Pasal 335 kelihatan tidak spesifik. Bunyinya begini:
Ayat 1: Dihukum penjara selama-lamanya satu tahun atau denda sebanyak-banyaknya Rp. 4.500,– :
Ayat 1e: Barang siapa dengan melawan hak memaksa orang lain untuk melakukan, tiada melakukan atau membiarkan barang sesuatu apa dengan kekerasan, dengan sesuatu perbuatan lain ataupun dengan perbuatan yang ta’ menyenangkan atau dengan ancaman kekerasan, ancaman dengan sesuatu perbuatan lain, ataupun ancaman dengan perbuatan yang tak menyenangkan, akan melakukan sesuatu itu, baik terhadap orang itu, maupun terhadap orang lain.

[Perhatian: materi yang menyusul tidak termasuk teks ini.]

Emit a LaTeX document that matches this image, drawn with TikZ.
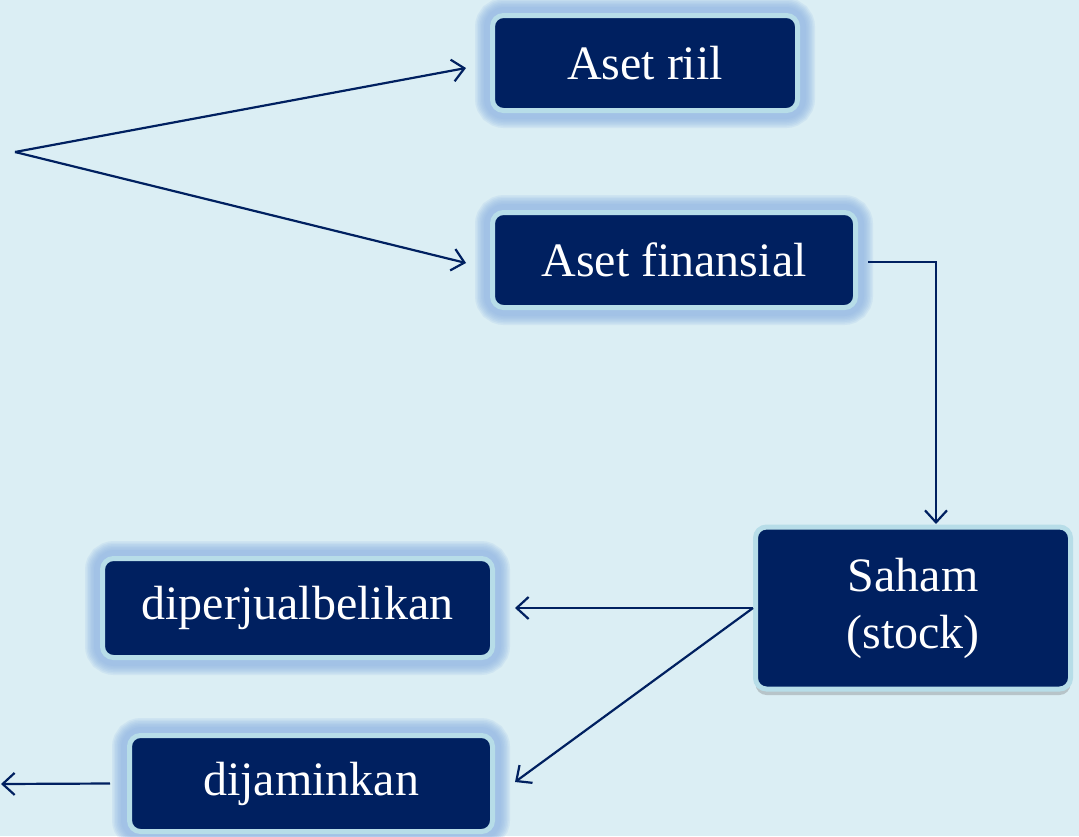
\documentclass[tikz,border=0pt]{standalone}
\usepackage{fontspec}
\setmainfont{Liberation Serif}
\usetikzlibrary{arrows.meta,backgrounds,shadows}
\definecolor{bgc}{HTML}{DBEEF4}
\definecolor{navy}{HTML}{002060}
\definecolor{rimc}{HTML}{B7DDE8}
\definecolor{glowc}{HTML}{8DB3E2}
\tikzset{
  box/.style={fill=navy, draw=rimc, line width=5pt, rounded corners=11pt,
    text=white, inner sep=0pt, align=center,
    font=\fontsize{48}{57}\selectfont},
  conn/.style={draw=navy, line width=2.2pt, -{Straight Barb[length=12pt,width=22pt,line width=2.2pt]}},
  glowline/.style={draw=glowc, rounded corners=14pt, opacity=0.16},
}
\begin{document}
\begin{tikzpicture}[x=1pt,y=-1pt]
\useasboundingbox (0,0) rectangle (1079,836);
\node[box, minimum width=305pt, minimum height=95pt] (riil) at (645,63) {Aset riil};
\node[box, minimum width=363pt, minimum height=95pt] (fin) at (674,260) {Aset finansial};
\node[box, minimum width=315pt, minimum height=162pt,
  drop shadow={shadow xshift=0pt, shadow yshift=-6pt, opacity=0.3, fill=black!60}] (saham) at (913,608) {Saham\\(stock)};
\node[box, minimum width=390pt, minimum height=99pt] (diper) at (297.5,608) {diperjualbelikan};
\node[box, minimum width=363pt, minimum height=96pt] (dij) at (311,783.5) {dijaminkan};
\begin{pgfonlayer}{background}
  \fill[bgc] (0,0) rectangle (1079,836);
  \foreach \n in {riil,fin,diper,dij}{
    \foreach \w in {30,27,24,21,18,15,12}{
      \draw[glowline, line width=\w pt] (\n.south west) rectangle (\n.north east);
    }
  }
\end{pgfonlayer}
\coordinate (origin) at (15,152);
\coordinate (riilend) at (466,68);
\coordinate (finend) at (466,263);
\coordinate (finstart) at (868,262);
\coordinate (sahamend) at (936,524);
\coordinate (dijend) at (515,782);
\coordinate (leftend) at (1,784);
\draw[conn] (origin) -- (riilend);
\draw[conn] (origin) -- (finend);
\draw[conn] (finstart) -| (sahamend);
\draw[conn, shorten >=20pt] (saham.west) -- (diper.east);
\draw[conn] (saham.west) -- (dijend);
\draw[conn] ([xshift=-17pt]dij.west) -- (leftend);
\end{tikzpicture}
\end{document}
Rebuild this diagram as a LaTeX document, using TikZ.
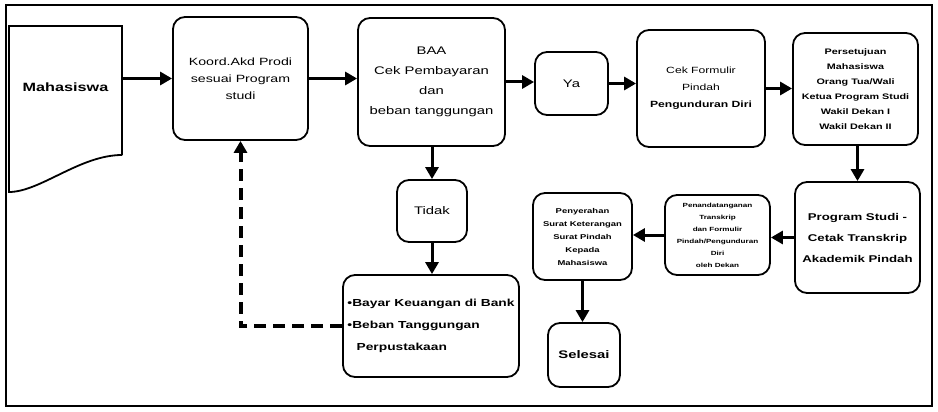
\documentclass[tikz,border=0pt]{standalone}
\usepackage{fontspec}
\setmainfont[FakeStretch=1.35]{Liberation Sans}
\usetikzlibrary{arrows.meta}
\begin{document}
\begin{tikzpicture}[x=1pt,y=-1pt,
  box/.style={draw, line width=1.8pt, rounded corners=12pt, align=center, inner sep=0pt},
  arr/.style={line width=3pt, -{Triangle[length=12pt,width=13pt]}},
  dsh/.style={line width=4pt, dash pattern=on 12pt off 7pt, -{Triangle[length=12pt,width=13pt]}}]
\useasboundingbox (0,0) rectangle (938,412);
\draw[line width=1.5pt] (6,5) rectangle (932,406);
% document shape
\draw[line width=1.8pt] (122,155) -- (122,26) -- (9,26) -- (9,192) .. controls (40,192) and (80,155) .. (122,155);
\node[inner sep=0pt, minimum width=113pt, minimum height=122pt, font=\bfseries\fontsize{12}{14}\selectfont] (mhs) at (65.5,87) {Mahasiswa};
\node[box, minimum width=135pt, minimum height=123pt, font=\fontsize{10.5}{17}\selectfont] (kons) at (240.5,78.5) {Koord.Akd Prodi\\sesuai Program\\studi};
\node[box, minimum width=147pt, minimum height=128pt, font=\fontsize{11}{20}\selectfont] (baa) at (431.5,82) {BAA\\Cek Pembayaran\\dan\\beban tanggungan};
\node[box, minimum width=73pt, minimum height=63pt, font=\fontsize{11}{13}\selectfont] (ya) at (571.5,83.5) {Ya};
\node[box, minimum width=128pt, minimum height=117pt, font=\fontsize{9}{17}\selectfont] (cek) at (701,88.5) {Cek Formulir\\Pindah\\\textbf{Pengunduran Diri}};
\node[box, minimum width=125pt, minimum height=112pt, font=\bfseries\fontsize{8}{15}\selectfont] (pers) at (855.5,89) {Persetujuan\\Mahasiswa\\Orang Tua/Wali\\Ketua Program Studi\\Wakil Dekan I\\Wakil Dekan II};
\node[box, minimum width=125pt, minimum height=111pt, font=\bfseries\fontsize{9.8}{21}\selectfont] (prodi) at (857.5,237.5) {Program Studi -\\Cetak Transkrip\\Akademik Pindah};
\node[box, minimum width=105pt, minimum height=80pt, font=\bfseries\fontsize{6}{12}\selectfont] (ttd) at (717.5,235) {Penandatanganan\\Transkrip\\dan Formulir\\Pindah/Pengunduran\\Diri\\oleh Dekan};
\node[box, minimum width=99pt, minimum height=87pt, font=\bfseries\fontsize{7}{13}\selectfont] (srt) at (582.5,236.5) {Penyerahan\\Surat Keterangan\\Surat Pindah\\Kepada\\Mahasiswa};
\node[box, minimum width=72pt, minimum height=64pt, font=\bfseries\fontsize{11}{13}\selectfont] (sel) at (584,355) {Selesai};
\node[box, minimum width=70pt, minimum height=62pt, font=\fontsize{11}{13}\selectfont] (tidak) at (432,211) {Tidak};
\node[box, minimum width=176pt, minimum height=102pt, align=left, font=\bfseries\fontsize{10.2}{22}\selectfont] (bayar) at (431,326) {•Bayar Keuangan di Bank\\•Beban Tanggungan\\\hspace*{0.9em}Perpustakaan};
% connectors
\draw[arr] (mhs.east |- kons.west) -- (kons.west);
\draw[arr] (kons.east) -- (baa.west |- kons.east);
\draw[arr] (baa.east) -- (ya.west |- baa.east);
\draw[arr] (ya.east) -- (cek.west |- ya.east);
\draw[arr] (cek.east) -- (pers.west |- cek.east);
\draw[arr] (pers.south -| prodi.north) -- (prodi.north);
\draw[arr] (prodi.west) -- (ttd.east |- prodi.west);
\draw[arr] (ttd.west) -- (srt.east |- ttd.west);
\draw[arr] (srt.south) -- (sel.north -| srt.south);
\draw[arr] (baa.south -| tidak.north) -- (tidak.north);
\draw[arr] (tidak.south) -- (bayar.north -| tidak.south);
\draw[dsh] (bayar.west) -| (kons.south);
\end{tikzpicture}
\end{document}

Sedangkan, Pasal 289 sangat jelas. Bunyinya begini:
Barang siapa, dengan kekerasan atau ancaman kekerasan, memaksa seseorang melakukan atau membiarkan dilakukan pada dirinya, perbuatan cabul, dihukum karena merusakkan kesopanan dengan hukuman penjara selama-lamanya sembilan tahun.
Laporan polisi itu sesungguhnya sudah tidak efektif hukum. Sebab, terlapor sudah meninggal dunia. Laporan, berguna sebagai pengungkap kejadian yang melatari baku-tembak itu. Agar terang-benderang.

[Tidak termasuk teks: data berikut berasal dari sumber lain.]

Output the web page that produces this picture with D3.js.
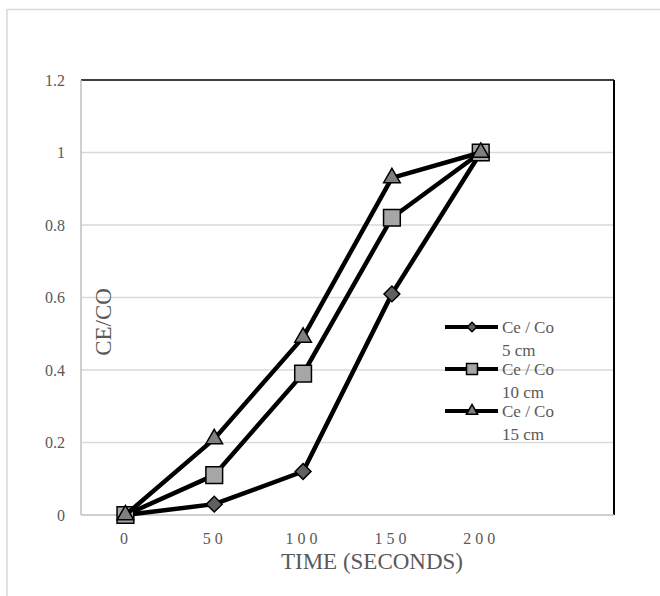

Walaupun, kasus ini terpaksa menjadi sensitif (seperti kata Kombes Budhi) dengan terungkapnya laporan perbuatan cabul (bunyi Pasal 289 KUHP). Apalagi, korban istri jenderal polisi bintang dua.
Tapi, laporan tersebut memungkinkan, tidak perlu dibentuk TGPF (Tim Gabungan Pencari Fakta) seperti desakan Ketua Indonesia Police Watch (IPW) Sugeng Teguh Santoso di siaran pers, Senin, 11 Juli 2022, yang mengatakan:
"Harus dibentuk TGPF atas perintah Kapolri, bukan oleh Propam. Karena kalau oleh Propam, pengusutan bisa jadi bias."

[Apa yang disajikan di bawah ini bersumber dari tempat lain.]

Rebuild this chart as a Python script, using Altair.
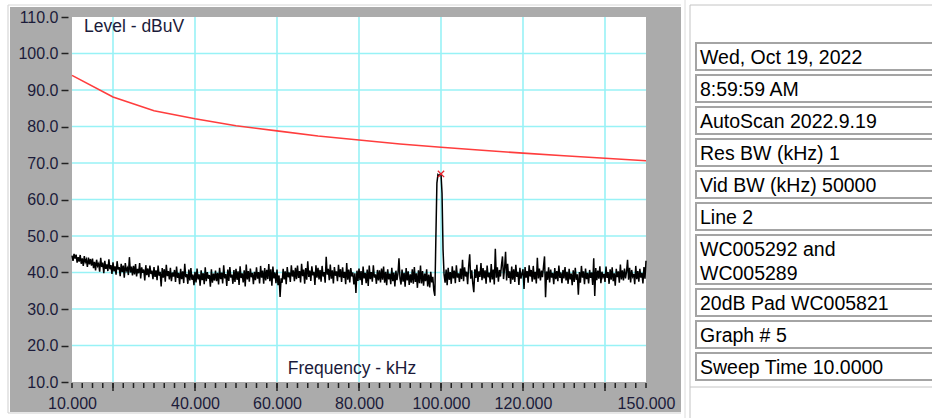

Sebaliknya, Kapolri, Jenderal Listyo Sigit Prabowo dalam pernyataan pers dari Mabes Polri, Selasa, 12 Juli 2022, menyatakan, segera membentuk tim pencari fakta, melibatkan pihak dari luar Polri.
Kapolri: "Di satu sisi kami juga sudah menghubungi rekan-rekan dari luar, yakni Kompolnas dan Komnas HAM terkait isu yang terjadi. Sehingga di satu sisi tentunya kita mengharapkan bahwa kasus ini bisa dilaksanakan pemeriksaan secara transparan, objektif, dan tentunya karena khusus menyangkut masalah anggota, kami juga ingin bahwa peristiwa yang ada betul-betul bisa menjadi terang."
Dilanjut: "Kita ingin semua ini bisa tertangani dengan baik. Saya telah membentuk tim khusus yang dipimpin Pak Wakapolri, Pak Irwasum, Pak Kabareskrim, juga ada As SDM, termasuk juga fungsi dari Provos dan Paminal."
Kapolri tentunya sudah membaca situasi, bahwa publik perlu penjelasan lebih transparan daripada yang sudah dijelaskan.